> _STATED GOAL_: Write out each line that follows exactly as it stands, without the pictures.

═══

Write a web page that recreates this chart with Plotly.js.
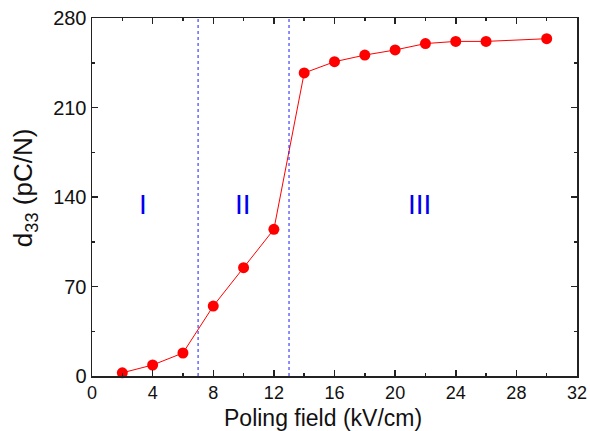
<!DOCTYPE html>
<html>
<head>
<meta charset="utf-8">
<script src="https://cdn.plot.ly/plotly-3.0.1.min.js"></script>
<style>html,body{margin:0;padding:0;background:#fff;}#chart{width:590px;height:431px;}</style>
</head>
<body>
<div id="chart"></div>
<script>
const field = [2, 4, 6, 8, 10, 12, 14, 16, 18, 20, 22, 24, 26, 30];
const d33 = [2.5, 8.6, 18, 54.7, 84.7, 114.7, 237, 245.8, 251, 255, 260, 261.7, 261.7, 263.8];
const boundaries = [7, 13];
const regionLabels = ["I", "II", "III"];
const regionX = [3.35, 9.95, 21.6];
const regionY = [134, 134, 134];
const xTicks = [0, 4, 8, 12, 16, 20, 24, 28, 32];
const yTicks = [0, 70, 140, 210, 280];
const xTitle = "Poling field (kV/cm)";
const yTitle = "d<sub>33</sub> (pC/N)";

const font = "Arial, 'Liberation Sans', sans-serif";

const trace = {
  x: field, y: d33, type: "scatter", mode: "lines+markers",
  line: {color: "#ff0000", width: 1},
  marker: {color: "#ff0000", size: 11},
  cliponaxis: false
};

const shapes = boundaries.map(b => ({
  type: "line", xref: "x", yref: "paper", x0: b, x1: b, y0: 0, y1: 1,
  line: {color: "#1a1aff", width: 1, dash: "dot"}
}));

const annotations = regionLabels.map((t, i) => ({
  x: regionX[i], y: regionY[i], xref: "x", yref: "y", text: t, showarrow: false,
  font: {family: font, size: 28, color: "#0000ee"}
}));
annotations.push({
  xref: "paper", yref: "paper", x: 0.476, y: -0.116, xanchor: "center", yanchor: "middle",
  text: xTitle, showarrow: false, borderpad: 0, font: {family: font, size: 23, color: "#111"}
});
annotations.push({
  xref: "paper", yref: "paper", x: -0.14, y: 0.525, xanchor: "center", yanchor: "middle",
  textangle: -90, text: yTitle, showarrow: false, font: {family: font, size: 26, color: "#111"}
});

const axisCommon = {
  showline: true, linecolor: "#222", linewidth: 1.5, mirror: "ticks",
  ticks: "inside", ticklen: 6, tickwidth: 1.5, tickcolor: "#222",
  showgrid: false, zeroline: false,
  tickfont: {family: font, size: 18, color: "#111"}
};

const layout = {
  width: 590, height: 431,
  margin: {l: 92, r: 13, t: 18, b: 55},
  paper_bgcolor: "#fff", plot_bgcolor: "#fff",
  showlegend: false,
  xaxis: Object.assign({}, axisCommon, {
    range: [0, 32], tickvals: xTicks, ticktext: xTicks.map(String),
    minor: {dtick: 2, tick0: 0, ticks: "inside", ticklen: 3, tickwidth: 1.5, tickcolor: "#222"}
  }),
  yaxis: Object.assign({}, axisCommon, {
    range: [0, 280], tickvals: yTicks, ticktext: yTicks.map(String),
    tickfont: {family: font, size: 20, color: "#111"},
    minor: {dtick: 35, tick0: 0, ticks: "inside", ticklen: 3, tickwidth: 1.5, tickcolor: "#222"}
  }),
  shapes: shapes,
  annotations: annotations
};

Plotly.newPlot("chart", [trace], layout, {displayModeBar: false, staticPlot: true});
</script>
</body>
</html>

═══

> _WRITTEN SOLUTION_:
Write a web page that recreates this chart with Plotly.js.
<!DOCTYPE html>
<html>
<head>
<meta charset="utf-8">
<script src="https://cdn.plot.ly/plotly-3.0.1.min.js"></script>
<style>html,body{margin:0;padding:0;background:#fff;}#chart{width:590px;height:431px;}</style>
</head>
<body>
<div id="chart"></div>
<script>
const field = [2, 4, 6, 8, 10, 12, 14, 16, 18, 20, 22, 24, 26, 30];
const d33 = [2.5, 8.6, 18, 54.7, 84.7, 114.7, 237, 245.8, 251, 255, 260, 261.7, 261.7, 263.8];
const boundaries = [7, 13];
const regionLabels = ["I", "II", "III"];
const regionX = [3.35, 9.95, 21.6];
const regionY = [134, 134, 134];
const xTicks = [0, 4, 8, 12, 16, 20, 24, 28, 32];
const yTicks = [0, 70, 140, 210, 280];
const xTitle = "Poling field (kV/cm)";
const yTitle = "d<sub>33</sub> (pC/N)";

const font = "Arial, 'Liberation Sans', sans-serif";

const trace = {
  x: field, y: d33, type: "scatter", mode: "lines+markers",
  line: {color: "#ff0000", width: 1},
  marker: {color: "#ff0000", size: 11},
  cliponaxis: false
};

const shapes = boundaries.map(b => ({
  type: "line", xref: "x", yref: "paper", x0: b, x1: b, y0: 0, y1: 1,
  line: {color: "#1a1aff", width: 1, dash: "dot"}
}));

const annotations = regionLabels.map((t, i) => ({
  x: regionX[i], y: regionY[i], xref: "x", yref: "y", text: t, showarrow: false,
  font: {family: font, size: 28, color: "#0000ee"}
}));
annotations.push({
  xref: "paper", yref: "paper", x: 0.476, y: -0.116, xanchor: "center", yanchor: "middle",
  text: xTitle, showarrow: false, borderpad: 0, font: {family: font, size: 23, color: "#111"}
});
annotations.push({
  xref: "paper", yref: "paper", x: -0.14, y: 0.525, xanchor: "center", yanchor: "middle",
  textangle: -90, text: yTitle, showarrow: false, font: {family: font, size: 26, color: "#111"}
});

const axisCommon = {
  showline: true, linecolor: "#222", linewidth: 1.5, mirror: "ticks",
  ticks: "inside", ticklen: 6, tickwidth: 1.5, tickcolor: "#222",
  showgrid: false, zeroline: false,
  tickfont: {family: font, size: 18, color: "#111"}
};

const layout = {
  width: 590, height: 431,
  margin: {l: 92, r: 13, t: 18, b: 55},
  paper_bgcolor: "#fff", plot_bgcolor: "#fff",
  showlegend: false,
  xaxis: Object.assign({}, axisCommon, {
    range: [0, 32], tickvals: xTicks, ticktext: xTicks.map(String),
    minor: {dtick: 2, tick0: 0, ticks: "inside", ticklen: 3, tickwidth: 1.5, tickcolor: "#222"}
  }),
  yaxis: Object.assign({}, axisCommon, {
    range: [0, 280], tickvals: yTicks, ticktext: yTicks.map(String),
    tickfont: {family: font, size: 20, color: "#111"},
    minor: {dtick: 35, tick0: 0, ticks: "inside", ticklen: 3, tickwidth: 1.5, tickcolor: "#222"}
  }),
  shapes: shapes,
  annotations: annotations
};

Plotly.newPlot("chart", [trace], layout, {displayModeBar: false, staticPlot: true});
</script>
</body>
</html>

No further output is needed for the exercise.